2022年1月22日土曜日

葛西大崎一揆降参将士誅殺の地

  須江山北側のJR石巻線佳景山駅にほど近い糠塚地区(殿入沢)に「大槻但馬守平泰常殞命地」と刻まれた石碑が建ってる。1914(大正3)年11月に国文学者の大槻文彦文学博士が建立したものだ。葛西大崎一揆が収束しつつあった1591(天正19)年8月、伊達政宗の指示を受けて葛西旧臣たちが須江山に集結した。葛西復活の夢を抱いていた武将たちだったが、到着した伊達勢(泉田安芸を大将にした軍勢)によって多くが討ち取られ、もしくは自刃に追いやられた。この凄惨な現場も、いまは至極穏やかだった。

 佳景山駅前から広渕に抜ける須江山沿いの県道を南下し、河南東中の駐輪場を過ぎてしばらく進むと「殿入沢跡」の標柱と説明版とともに高さ1mほどの石碑が建っている。石碑の裏側には、漢文で設置の由来がつづられているのだが、とても読みにくい。要旨は次の通り。

 『須江村糠塚の殿入沢は、わが祖・ 但馬守が落命した地。但馬守は葛西氏の支族で西磐井郡金沢村の大槻館に居住する。

 天正十八年、葛西氏は豊臣氏によって滅亡した。新領主として木村吉清が入領したが、圧政を強いたため葛西旧臣たちが激怒し兵を挙げ吉清を追放しようとした。

 鎮圧にやって来た伊達勢は降伏を勧め、将領二十余人を拘束し命を待った。豊臣秀次が東北に下向すると、一揆首謀者たちの斬殺をを命ずる。伊達勢は兵を繰り出した。旧臣たち二十余人は奮闘したが、遂に斬殺されてしまった。

 旧臣たちの頭を塩漬けにし京師に送られる。わが祖もこのなかにあった。時に天正十九年八月十四日。享年55歳。

 子孫、西磐井郡中里村に住し、先祖を祀ってきた。文彦はこの地に至って、すすり泣きながら徘徊し、立ち去りがたい気持ちでいっぱいになった。ここに一碑を建て、天に召された先祖の霊を慰む。

 地主桑島氏及び亀山氏の助力に感謝します。

 大正三年甲寅 十一月 十世孫 文学博士 大槻文彦 謹記』


 ここから、南に約200m進んだところには、「細田塚」がある。深谷小野城主長江氏の家臣木村上野重景の墓所だ。天正18年8月あるいは天正19年8月、長江氏の命を受けた木村は、この地で葛西旧臣・登米郡湖水城主の西郡新右衛門(新左衛門とも)と戦い討ち取ったが、自らも負傷し亡くなった。ここに塚を築き墓所とした。後に重景の末裔が1885(明治18)年に石碑を建立している。

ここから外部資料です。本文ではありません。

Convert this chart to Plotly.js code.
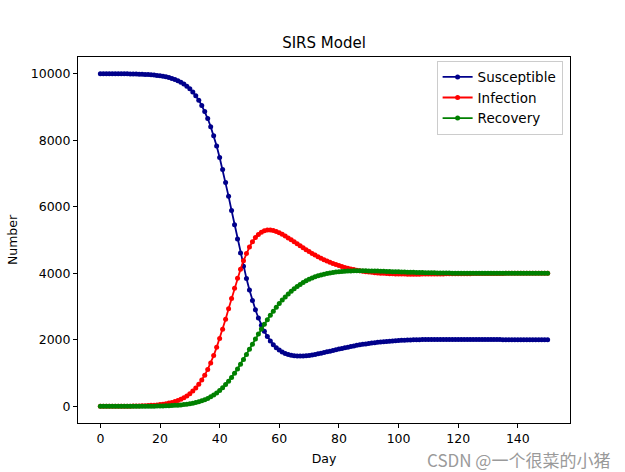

 天正18年8月の奥州仕置での深谷合戦、天正19年8月の一揆収束後の深谷での葛西旧臣誅殺事件は日時、内容とも疑問点が多く混同されることも少なくない。この問題については、1996(平成8)年8月19日、河南東中学校で開かれた葛西氏滅亡400年記念「深谷の役」シンポジウムの内容を元河南町教育長の浅野鐡雄氏がまとめた「深谷の役と葛西大崎一揆降参将士誅殺事件」(耕風社刊)が詳しい。また、葛西旧臣誅殺事件について、郷土史家の紫桃正隆氏が著した「仙台領の戦国史」(宝文堂刊)で書いており、各家の古文書などを調査して検証した興味深い内容だ。

 戦国時代末期、葛西家は隣接する大崎氏と争い、葛西家臣間の争乱が相次いでいた。葛西家が豊臣秀吉の鎌倉参陣要請に応じられなかった要因がここにあるとも言われている。しかし、このころ葛西家は伊達家との連携を深めており、政宗の指示を待っていた可能性はなかったの「奥州仕置は伊達家に任される」とする政宗の書状の存在も気になるところだ。いずれ、旧葛西重臣たちは政宗の命を受けて深谷に集結し多くが亡くなっているし、最後の葛西家当主晴信の動きもはっきりしない。所領没収後、黒川郡大屋荘12村を賜ったが一揆後前田家に預けられた(葛西真記録)、もしくは所領没収後、上京して上杉家に属した(貞山公治家記録)という。奥州葛西史の謎は深い。